L’imputato non accetta il verdetto e ricorre in Cassazione sollevando due motivi di doglianza.

  • Con il primo contesta la motivazione soprattutto in relazione alla sussistenza del dolo specifico. Per il ricorrente infatti la sola evasione di per sé non è sufficiente, inoltre non comprende le ragioni per le quali nel giudizio di merito non sia stato dato il giusto peso all’errore del commercialista incaricato, che ha omesso di inviare le dichiarazioni del cliente, così come non si sia tenuto conto della grave crisi che ha colpito la società, che nel 2011 è stata messa in liquidazione a causa di una forte esposizione debitoria di due società clienti dichiarate fallite.
  • Con il secondo motivo contesta inoltre l’omessa motivazione sulle questioni che risultano inconciliabili con il dolo specifico del reato, visto che la società di cui era il L.R ha prodotto in giudizio i modelli F24 pagati nel 2011 e ha adempiuto all’obbligo di presentare le dichiarazioni del 2010 e del 2012. Tutti elementi che il giudice di primo grado avrebbe dovuto utilizzare per una ricostruzione alternativa dei fatti e in relazione ai quali la Corte d’Appello avrebbe dovuto spiegare il perché tali prove sono state giudicate inidonee a dimostrare l’insussistenza del dolo specifico del reato di evasione.

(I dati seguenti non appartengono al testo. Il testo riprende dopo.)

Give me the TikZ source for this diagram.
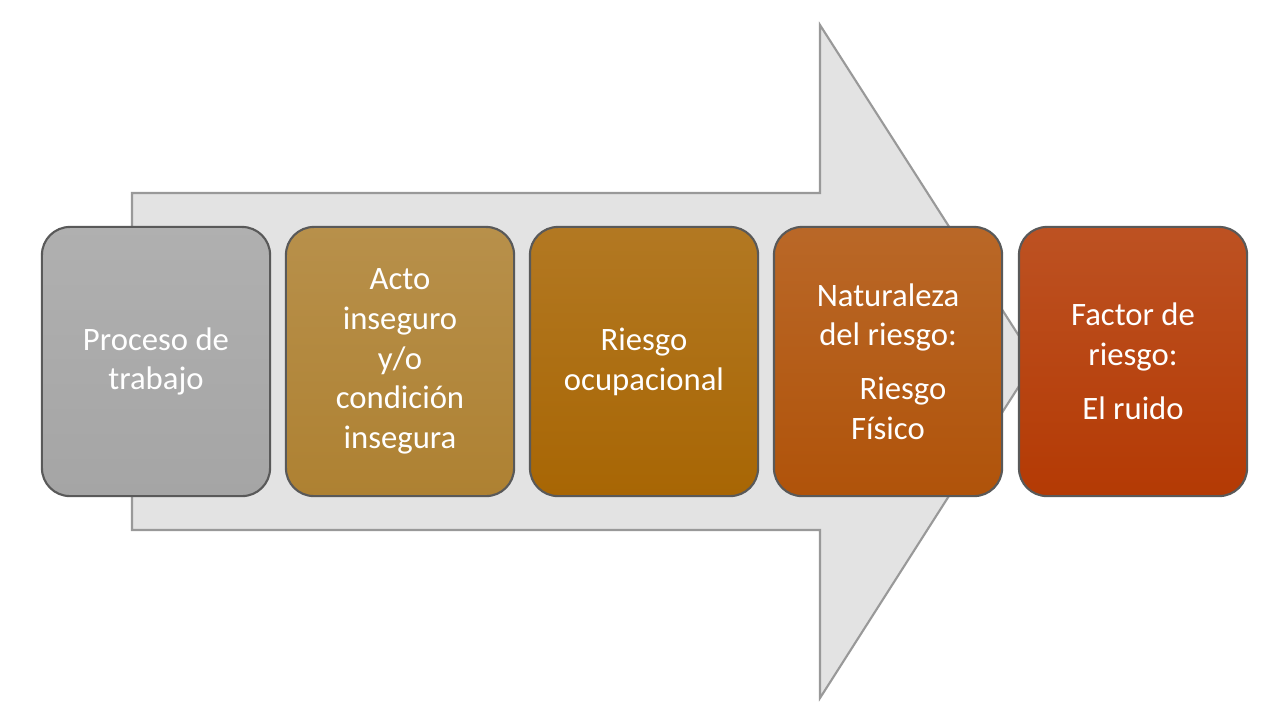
\documentclass[tikz,border=0pt]{standalone}
\usepackage{fontspec}
\setmainfont{Carlito}
\definecolor{c1}{HTML}{A5A5A5}
\definecolor{c2}{HTML}{AE8132}
\definecolor{c3}{HTML}{A86604}
\definecolor{c4}{HTML}{B0530A}
\definecolor{c5}{HTML}{B43A04}
\begin{document}
\begin{tikzpicture}[x=0.01cm,y=-0.01cm,
  stage/.style={draw=gray!70!black, line width=0.6pt, rounded corners=0.28cm, minimum width=2.28cm, minimum height=2.69cm, text=white, align=center, font=\fontsize{9.3}{11.3}\selectfont, inner sep=0pt}]
\useasboundingbox (0,0) rectangle (1280,720);
\fill[white] (0,0) rectangle (1280,720);
\draw[fill=gray!22, draw=gray!80, line width=0.6pt] (132,193) -- (820,193) -- (820,25) -- (1035,361) -- (820,698) -- (820,530) -- (132,530) -- cycle;
\node[stage, top color=c1!88!white, bottom color=c1] (a) at (156,361.5) {Proceso de\\trabajo};
\node[stage, top color=c2!88!white, bottom color=c2] (b) at (400,361.5) {Acto\\inseguro\\y/o\\condición\\insegura};
\node[stage, top color=c3!88!white, bottom color=c3] (c) at (644,361.5) {Riesgo\\ocupacional};
\node[stage, top color=c4!88!white, bottom color=c4] (d) at (888,361.5) {Naturaleza\\del riesgo:\\[4pt]\hspace*{0.3cm}Riesgo\\Físico};
\node[stage, top color=c5!88!white, bottom color=c5] (e) at (1133,361.5) {Factor de\\riesgo:\\[4pt]El ruido};
\end{tikzpicture}
\end{document}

Non basta il mandato al commercialista per non incorrere nel reato di evasione

La Cassazione con la sentenza n. 16469/2020 rigetta il ricorso perché infondato, esaminando congiuntamente i due motivi del ricorso poiché entrambi vertono sul dolo specifico del reato di evasione, la cui prova “nel delitto di omessa dichiarazione di cui all’art. 5, D.Igs. 10 marzo 2000, n. 74, può essere desunta dall’entità del superamento della soglia di punibilità vigente, unitamente alla piena consapevolezza, da parte del soggetto obbligato, dell’esatto ammontare dell’imposta dovuta.”

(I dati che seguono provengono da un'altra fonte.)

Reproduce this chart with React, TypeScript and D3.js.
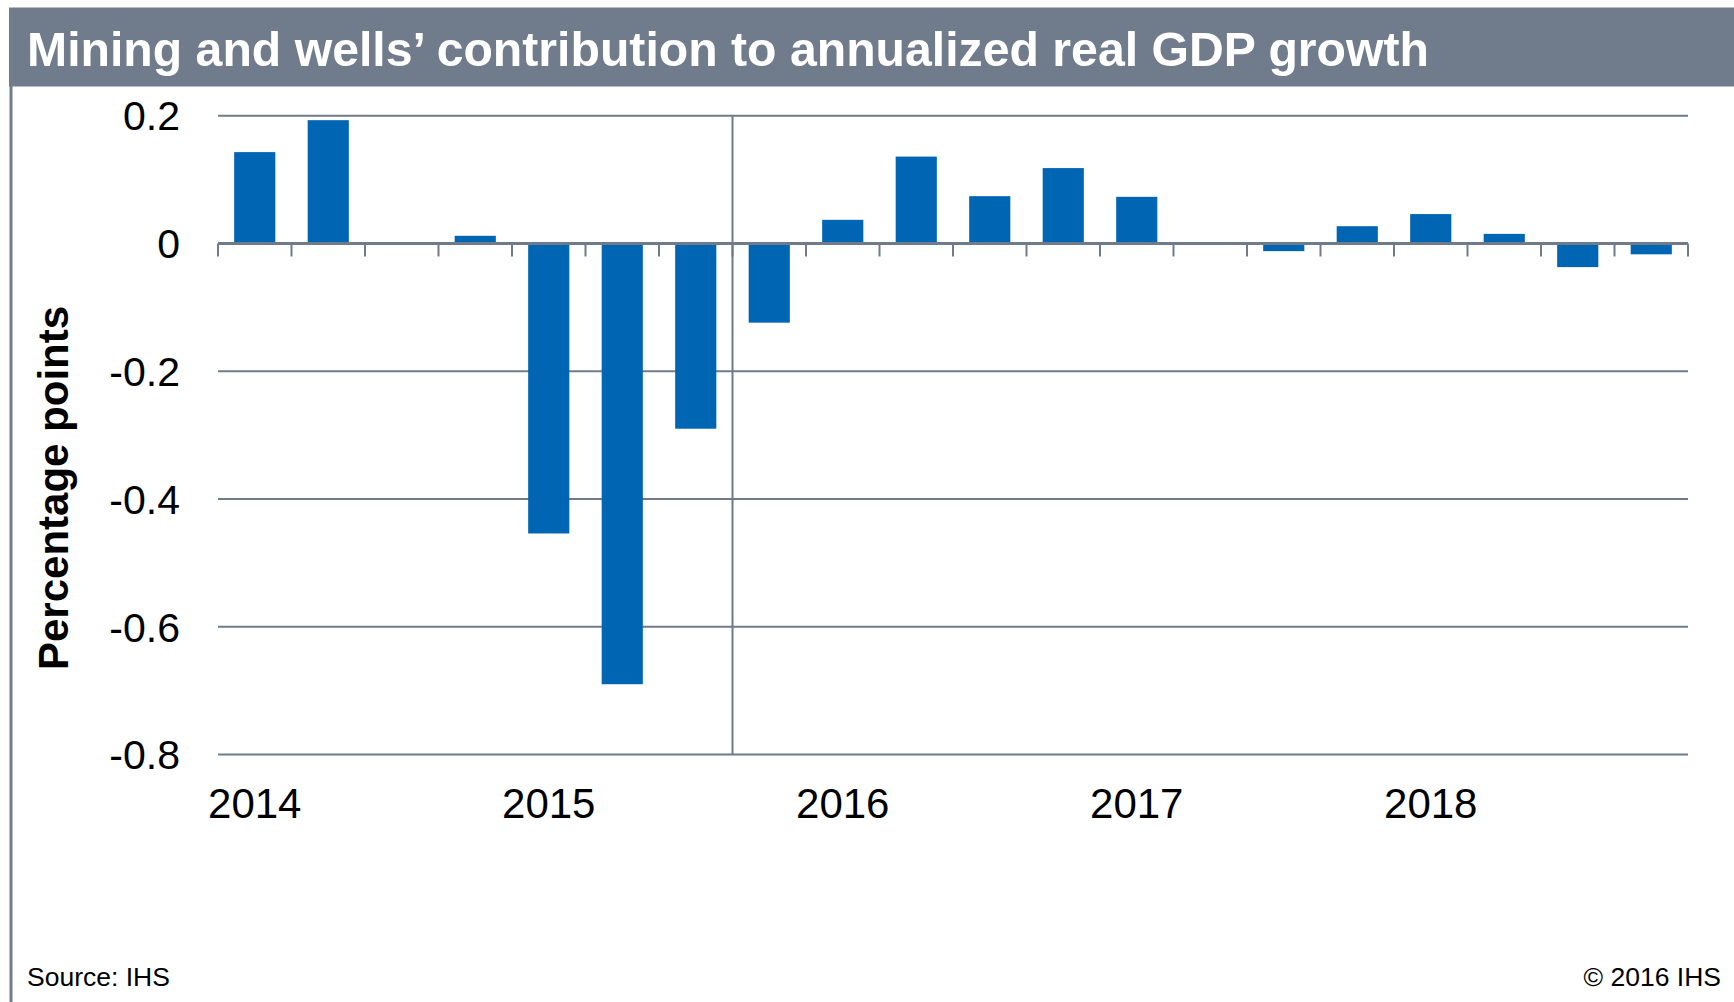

Per quanto riguarda invece la responsabilità del commercialista la Cassazione precisa che “Secondo la costante giurisprudenza, neppure l’affidamento ad un professionista dell’incarico di predisporre e presentare la dichiarazione annuale dei redditi esonera il soggetto obbligato dalla responsabilità penale per il delitto di omessa dichiarazione. Infatti, trattandosi di reato omissivo proprio, la norma tributaria considera come personale ed indelegabile il relativo dovere.”

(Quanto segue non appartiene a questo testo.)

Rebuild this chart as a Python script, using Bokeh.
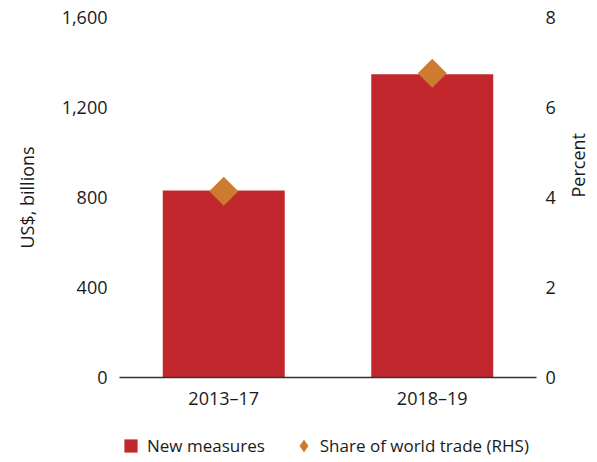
import math
from bokeh.plotting import figure
from bokeh.layouts import column
from bokeh.models import (ColumnDataSource, FactorRange, Range1d, LinearAxis, FixedTicker,
                          NumeralTickFormatter, Legend, LegendItem)
from bokeh.embed import file_html
from bokeh.resources import INLINE

# ---- data ----
categories = ["2013–17", "2018–19"]
new_measures = [831, 1348]          # US$ billions (LHS)
share_world_trade = [4.14, 6.76]    # percent (RHS)
left_ticks = [0, 400, 800, 1200, 1600]
right_ticks = [0, 2, 4, 6, 8]
legend_labels = ["New measures", "Share of world trade (RHS)"]

FONT = "Open Sans"
RED = "#C1272D"
ORANGE = "#CD7B2E"
TEXT = "#1a1a1a"

src = ColumnDataSource(dict(cat=categories, val=new_measures, share=share_world_trade))

p = figure(x_range=FactorRange(*categories, range_padding=0),
           y_range=Range1d(left_ticks[0], left_ticks[-1]),
           frame_width=417, frame_height=360,
           min_border_left=119, min_border_right=61, min_border_top=17, min_border_bottom=45,
           output_backend="svg", toolbar_location=None, outline_line_color=None)
p.extra_y_ranges = {"pct": Range1d(right_ticks[0], right_ticks[-1])}

p.xgrid.grid_line_color = None
p.ygrid.grid_line_color = None

# left axis
ya = p.yaxis[0]
ya.ticker = FixedTicker(ticks=left_ticks)
ya.formatter = NumeralTickFormatter(format="0,0")
ya.axis_line_color = None
ya.major_tick_line_color = None
ya.minor_tick_line_color = None
ya.major_tick_out = 0
ya.minor_tick_out = 0
ya.major_label_standoff = 12
ya.major_label_text_font = FONT
ya.major_label_text_font_size = "18px"
ya.major_label_text_color = TEXT
ya.axis_label = "US$, billions"
ya.axis_label_text_font = FONT
ya.axis_label_text_font_size = "18px"
ya.axis_label_text_font_style = "normal"
ya.axis_label_text_color = TEXT
ya.axis_label_standoff = 20

# right axis
ra = LinearAxis(y_range_name="pct", ticker=FixedTicker(ticks=right_ticks), axis_label="Percent")
ra.axis_line_color = None
ra.major_tick_line_color = None
ra.minor_tick_line_color = None
ra.major_tick_out = 0
ra.minor_tick_out = 0
ra.major_label_standoff = 9
ra.major_label_text_font = FONT
ra.major_label_text_font_size = "18px"
ra.major_label_text_color = TEXT
ra.axis_label_text_font = FONT
ra.axis_label_text_font_size = "18px"
ra.axis_label_text_font_style = "normal"
ra.axis_label_text_color = TEXT
ra.axis_label_standoff = 19
ra.axis_label_orientation = math.pi / 2
p.add_layout(ra, "right")

# x axis
xa = p.xaxis[0]
xa.axis_line_color = "#333333"
xa.axis_line_width = 1.5
xa.major_tick_line_color = None
xa.minor_tick_line_color = None
xa.major_tick_out = 0
xa.minor_tick_out = 0
xa.major_label_standoff = 8
xa.major_label_text_font = FONT
xa.major_label_text_font_size = "18px"
xa.major_label_text_color = TEXT

# marks
p.vbar(x="cat", top="val", width=0.585, source=src, fill_color=RED, line_color=None)
p.scatter(x="cat", y="share", source=src, y_range_name="pct", marker="square",
          angle=math.pi / 4, size=20.5, fill_color=ORANGE, line_color=None)

# ---- legend strip: a frame-only figure below the chart ----
lg = figure(x_range=FactorRange(*categories, range_padding=0),
            y_range=Range1d(left_ticks[0], left_ticks[-1]),
            frame_width=597, frame_height=40,
            min_border_left=0, min_border_right=0, min_border_top=0, min_border_bottom=0,
            x_axis_location=None, y_axis_location=None,
            output_backend="svg", toolbar_location=None, outline_line_color=None)
lg.xgrid.grid_line_color = None
lg.ygrid.grid_line_color = None

# zero-size markers that only provide the legend swatches
sq = lg.scatter(x="cat", y="val", source=src, marker="square", size=0,
                fill_color=RED, line_color=None)
dm = lg.scatter(x="cat", y="val", source=src, marker="diamond", size=0,
                fill_color=ORANGE, line_color=None)

legend = Legend(items=[LegendItem(label=legend_labels[0], renderers=[sq]),
                       LegendItem(label=legend_labels[1], renderers=[dm])],
                orientation="horizontal", location=(114, 0),
                glyph_width=33, glyph_height=33, label_standoff=-3, spacing=22,
                padding=0, margin=0, border_line_color=None, background_fill_alpha=0,
                label_text_font=FONT, label_text_font_size="17px", label_text_color=TEXT)
lg.add_layout(legend, "center")

layout = column(p, lg, spacing=0)
open("out.html", "w").write(file_html(layout, INLINE))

La Cassazione ribadisce inoltre che non rileva “la circostanza che il commercialista non abbia correttamente assolto l’incarico affidatogli, secondo la prospettazione difensiva. Ed invero, la prova dell’assenza di colpa grava sul contribuente, il quale risponde per l’omessa presentazione della dichiarazione dei redditi da parte del professionista incaricato della relativa trasmissione telematica, ove non dimostri di aver vigilato sull’incaricato. Infatti, in tema di dichiarazioni fiscali, il contribuente non assolve agli obblighi tributari con il mero affidamento ad un commercialista a cui dà mandato a trasmettere in via telematica le dichiarazioni medesime alla competente Agenzia delle Entrate, essendo tenuto a vigilare affinché tale mandato sia puntualmente adempiuto, sicché la sua responsabilità è suscettibile d’esclusione solo in caso di comportamento fraudolento del professionista, finalizzato a mascherare il proprio inadempimento.”

Per gli Ermellini inoltre i giudici di merito hanno valorizzato correttamente, ai fini dell’indagine sul dolo, due elementi a carico dell’imputato, ossia l’assunzione alle proprie dipendenze di lavoratori irregolari, come accertato dalla Guardia di Finanza e il mancato versamento delle imposte sul reddito e sul valore aggiunto relative all’anno in esame. Non solo, essi hanno dato il giusto valore al fatto che “in data 8 luglio 2014 l’Agenzia delle Entrate di Milano aveva regolarmente notificato l’avviso di accertamento mediante consegna di copia al portiere dello stabile dove risiedeva l’imputato e mediante invio della comunicazione di avvenuta notifica.